> [Problem]: Print the lines of the listing below verbatim from its first line through the line bearing "ORANGE = '#ff8a1c'". Any pictures are to be omitted.

***

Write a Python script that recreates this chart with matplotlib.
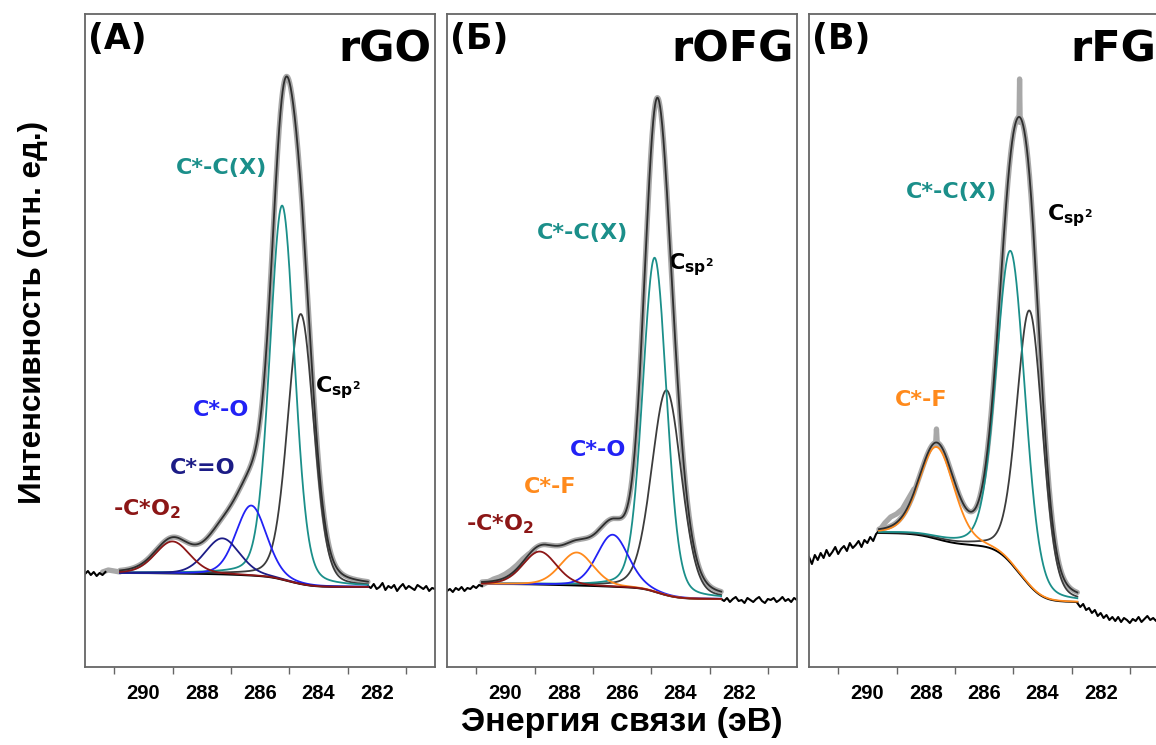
import numpy as np
import matplotlib.pyplot as plt

plt.rcParams['mathtext.fontset'] = 'dejavusans'
plt.rcParams['mathtext.default'] = 'bf'

GRAY_DATA = '#a8a8a8'
ENV = '#2e2e2e'
CSP2 = '#3c3c3c'
TEAL = '#1b8f8a'
BLUE = '#2222f5'
NAVY = '#1c1c86'
DRED = '#8c1616'
ORANGE = '#ff8a1c'

# ---- rGO ----
a_center = [284.60, 285.24, 286.30, 287.29, 289.00]
a_height = [270, 374, 70, 36, 32]
a_fwhm = [1.05, 1.00, 1.23, 1.40, 1.40]
a_colors = [CSP2, TEAL, BLUE, NAVY, DRED]
a_window = (282.3, 290.8)
a_bg = (80, 94)            # low-energy / high-energy level
a_left_e = np.linspace(292.0, 291.3, 8)
a_left_i = [93, 96, 92, 95, 91, 94, 92, 95]
a_right_e = np.linspace(282.3, 280.0, 24)
a_right_i = [81, 79, 83, 78, 80, 84, 77, 81, 79, 82, 76, 80,
             83, 78, 81, 79, 77, 82, 80, 78, 81, 76, 79, 78]
a_gray_e = [[291.4, 291.2, 291.0, 290.8]]
a_gray_i = [[95, 97, 96, 95]]

# ---- rOFG ----
b_center = [284.47, 284.88, 286.32, 287.55, 288.82]
b_height = [205, 334, 52, 33, 33]
b_fwhm = [1.20, 0.97, 1.27, 1.35, 1.35]
b_colors = [CSP2, TEAL, BLUE, ORANGE, DRED]
b_window = (282.6, 290.8)
b_bg = (68, 83)
b_left_e = np.linspace(292.0, 290.8, 13)
b_left_i = [76, 78, 75, 79, 77, 80, 76, 79, 78, 81, 79, 82, 81]
b_right_e = np.linspace(282.6, 280.0, 27)
b_right_i = [68, 66, 69, 65, 68, 70, 66, 67, 64, 69, 67, 65, 68, 70,
             66, 64, 68, 67, 69, 65, 67, 70, 66, 68, 65, 69, 67]
b_gray_e = [[290.8, 290.6, 290.4, 290.2, 290.0, 289.8, 289.6, 289.4, 289.2, 289.0]]
b_gray_i = [[82, 85, 88, 90, 93, 97, 102, 108, 113, 116]]

# ---- rFG ----
c_center = [284.43, 285.08, 287.62]
c_height = [275, 312, 92]
c_fwhm = [1.05, 1.15, 1.40]
c_colors = [CSP2, TEAL, ORANGE]
c_window = (282.8, 289.6)
c_bg = (65, 134)
c_left_e = np.linspace(292.0, 289.6, 25)
c_left_i = [110, 103, 112, 107, 114, 109, 117, 111, 115, 120, 113, 118, 121,
            116, 124, 119, 122, 126, 120, 127, 124, 130, 126, 133, 136]
c_right_e = np.linspace(282.8, 280.0, 29)
c_right_i = [64, 60, 63, 57, 59, 54, 57, 51, 54, 49, 52, 47, 50, 46, 50,
             45, 49, 47, 44, 48, 46, 50, 45, 48, 51, 47, 49, 46, 50]
c_gray_e = [[289.6, 289.4, 289.2, 289.0, 288.8, 288.6, 288.4],
            [287.66, 287.63, 287.60],
            [284.80, 284.78, 284.76]]
c_gray_i = [[136, 144, 150, 153, 158, 168, 178],
            [222, 238, 222],
            [545, 588, 545]]


def pv(e, c, h, w, eta=0.2):
    x = (e - c) / w
    return h * (eta / (1 + 4 * x ** 2) + (1 - eta) * np.exp(-4 * np.log(2) * x ** 2))


def panel(ax, centers, heights, fwhms, colors, window, bg_lv,
          le, li, re, ri, ge, gi):
    e = np.linspace(window[0], window[1], 800)
    comps = [pv(e, c, h, w) for c, h, w in zip(centers, heights, fwhms)]
    total = np.sum(comps, axis=0)
    # Shirley-type background from component area
    cum = np.concatenate([[0], np.cumsum((total[1:] + total[:-1]) / 2 * np.diff(e))])
    bg = bg_lv[0] + (bg_lv[1] - bg_lv[0]) * cum / cum[-1]

    ax.plot(e, bg + total, color=GRAY_DATA, lw=3.8, zorder=1, solid_capstyle='round')
    for xe, xi in zip(ge, gi):
        ax.plot(xe, xi, color=GRAY_DATA, lw=3.8, zorder=1, solid_capstyle='round')
    ax.plot(le, li, color='black', lw=1.5, zorder=2)
    ax.plot(re, ri, color='black', lw=1.5, zorder=2)
    ax.plot(e, bg, color='black', lw=1.4, zorder=3)
    for comp, col in zip(comps, colors):
        ax.plot(e, bg + comp, color=col, lw=1.3, zorder=4)
    ax.plot(e, bg + total, color=ENV, lw=1.3, zorder=5)

    ax.set_xlim(292, 280)
    ax.set_ylim(0, 653)
    ax.set_yticks([])
    ax.set_xticks([290, 288, 286, 284, 282])
    ax.set_xticks([291, 289, 287, 285, 283, 281], minor=True)
    ax.tick_params(axis='x', which='major', length=0, pad=12)
    ax.tick_params(axis='x', which='minor', length=5, width=1, color='#666666', direction='out')
    for lab in ax.get_xticklabels():
        lab.set_fontfamily('Liberation Sans')
        lab.set_fontweight('bold')
        lab.set_fontsize(14.5)
    for s in ax.spines.values():
        s.set_color('#666666')
        s.set_linewidth(1.3)


fig = plt.figure(figsize=(11.56, 7.45), dpi=100)
W, H = 1156, 745
lefts = [85, 447, 809]
axes = [fig.add_axes([l / W, 78 / H, 350 / W, 653 / H]) for l in lefts]

panel(axes[0], a_center, a_height, a_fwhm, a_colors, a_window, a_bg,
      a_left_e, a_left_i, a_right_e, a_right_i, a_gray_e, a_gray_i)
panel(axes[1], b_center, b_height, b_fwhm, b_colors, b_window, b_bg,
      b_left_e, b_left_i, b_right_e, b_right_i, b_gray_e, b_gray_i)
panel(axes[2], c_center, c_height, c_fwhm, c_colors, c_window, c_bg,
      c_left_e, c_left_i, c_right_e, c_right_i, c_gray_e, c_gray_i)

tag = ['(A)', '(Б)', '(В)']
names = ['rGO', 'rOFG', 'rFG']
for ax, t, n in zip(axes, tag, names):
    ax.text(0.008, 0.988, t, transform=ax.transAxes, ha='left', va='top',
            fontsize=25, fontweight='bold', family='DejaVu Sans')
    ax.text(0.991, 0.978, n, transform=ax.transAxes, ha='right', va='top',
            fontsize=31, fontweight='bold', family='DejaVu Sans')

lab = dict(fontsize=16, fontweight='bold', family='DejaVu Sans', ha='center', va='center')
csp2 = r'C$_{sp^{2}}$'
co2 = r'-C*O$_{2}$'

ax = axes[0]
ax.text(287.31, 499, 'C*-C(X)', color=TEAL, **lab)
ax.text(284.12, 279, csp2, color='black', fontsize=16, fontweight='bold', ha='left', va='center')
ax.text(287.34, 257, 'C*-O', color=BLUE, **lab)
ax.text(287.96, 199, 'C*=O', color=NAVY, **lab)
ax.text(289.88, 158, co2, color=DRED, **lab)

ax = axes[1]
ax.text(287.34, 434, 'C*-C(X)', color=TEAL, **lab)
ax.text(284.43, 402, csp2, color='black', fontsize=16, fontweight='bold', ha='left', va='center')
ax.text(286.83, 217, 'C*-O', color=BLUE, **lab)
ax.text(288.47, 180, 'C*-F', color=ORANGE, **lab)
ax.text(290.18, 143, co2, color=DRED, **lab)

ax = axes[2]
ax.text(287.10, 475, 'C*-C(X)', color=TEAL, **lab)
ax.text(283.85, 451, csp2, color='black', fontsize=16, fontweight='bold', ha='left', va='center')
ax.text(288.16, 267, 'C*-F', color=ORANGE, **lab)

fig.text(622 / W, 1 - 722 / H, 'Энергия связи (эВ)', ha='center', va='center',
         fontsize=24.5, fontweight='bold', family='Liberation Sans')
fig.text(33 / W, 1 - 313 / H, 'Интенсивность (отн. ед.)', ha='center', va='center',
         rotation=90, fontsize=22.5, fontweight='bold', family='Liberation Sans')

fig.savefig('out.png', dpi=100)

***

> [Task result]:
Write a Python script that recreates this chart with matplotlib.
import numpy as np
import matplotlib.pyplot as plt

plt.rcParams['mathtext.fontset'] = 'dejavusans'
plt.rcParams['mathtext.default'] = 'bf'

GRAY_DATA = '#a8a8a8'
ENV = '#2e2e2e'
CSP2 = '#3c3c3c'
TEAL = '#1b8f8a'
BLUE = '#2222f5'
NAVY = '#1c1c86'
DRED = '#8c1616'
ORANGE = '#ff8a1c'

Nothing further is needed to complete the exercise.